フィリピの信徒への手紙2章6節から、キリストは、神の身分でありながら、神と等しい者であることに固執しようとは思わず、かえって自分を無にして、僕の身分になり、人間と同じ者になられました。人間の姿で現れ、へりくだって、死に至るまで、それも十字架の死に至るまで従順でした。このため、神はキリストを高く上げ、あらゆる名にまさる名をお与えになりました。
キリストがわたしたちのために死んでくださったと同じようにというのです。
身代金というのは、奴隷を買い戻すためのお金のことです。自分の命がその身代金というのです。

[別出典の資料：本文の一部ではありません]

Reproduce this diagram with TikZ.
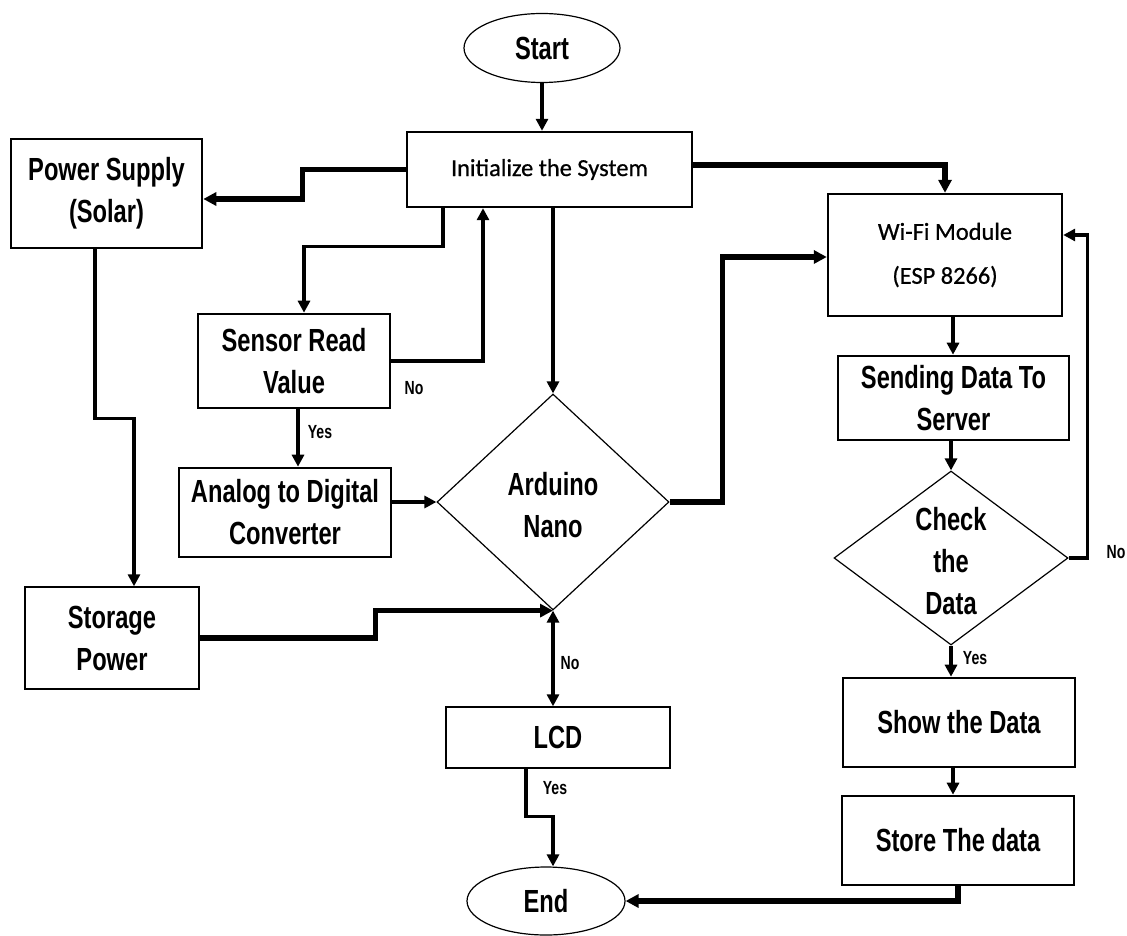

キリストは、悪魔の奴隷になっているわたしたちを買い戻してくださり、神の子としてくださいました。
あなたたちも同じようにしなさい。苦難の杯を飲みなさい。仕える者になりなさい。僕となりなさいというのです。
イザヤ書53章10~12節、病に苦しむこの人を打ち砕こうと主は望まれ、彼は自らを償いの献げ物とした。彼は、子孫が末永く続くのを見る。主の望まれることは、彼の手によって成し遂げられる。彼は自らの苦しみの実りを見、それを知って満足する。わたしの僕は、多くの人が正しい者とされるために、彼らの罪を自ら負った。それゆえ、わたしは多くの人を彼の取り分とし、彼は戦利品としておびただしい人を受ける。彼が自らをなげうち、死んで、罪人のひとりに数えられたからだ。多くの人の過ちを担い、背いた者のために執り成しをしたのは、この人であった。
自分の子どもたちが、末永く生きるようにというのが、神さまの願いです。子どもたちがいつまでも生きるように、ひとりの人を苦しめ、罪を負わせ、死なせました。それによって、わたしたちは正しくされ、清められたのです。
わたしたちは贖われました。恵まれました。わたしたちも、キリストのように、キリストが教えられたように、人に仕え、僕として生きるようにされているのです。
人は、この世にあっては、自己主張して生きなければなりません。自分の権利を主張して生きなければなりません。
しかし、すべての人に仕えるというのが信仰の法則です。
マザー・テレサの言葉です。「あなたの中の最良のものを」という言葉です。
人は不合理、非倫理、利己的です。気にすることなく、人を愛しなさい。あなたが善を行うと、利己的な目的でそれをしたと言われるでしょう。気にすることなく善を行いなさい。
良い行いをしても、おそらく次の日には忘れられるでしょう。気にすることなくしつづけなさい。あなたが作りあげたものが壊されるでしょう。気にすることなく作りつづけなさい。助けた相手から恩知らずの仕打ちを受けるでしょう。気にすることなく助けつづけなさい。
あなたの中の最良のものを世に与えなさい。けりかえされるかもしれません。でも気にすることなく最良のものを与えつづけなさい。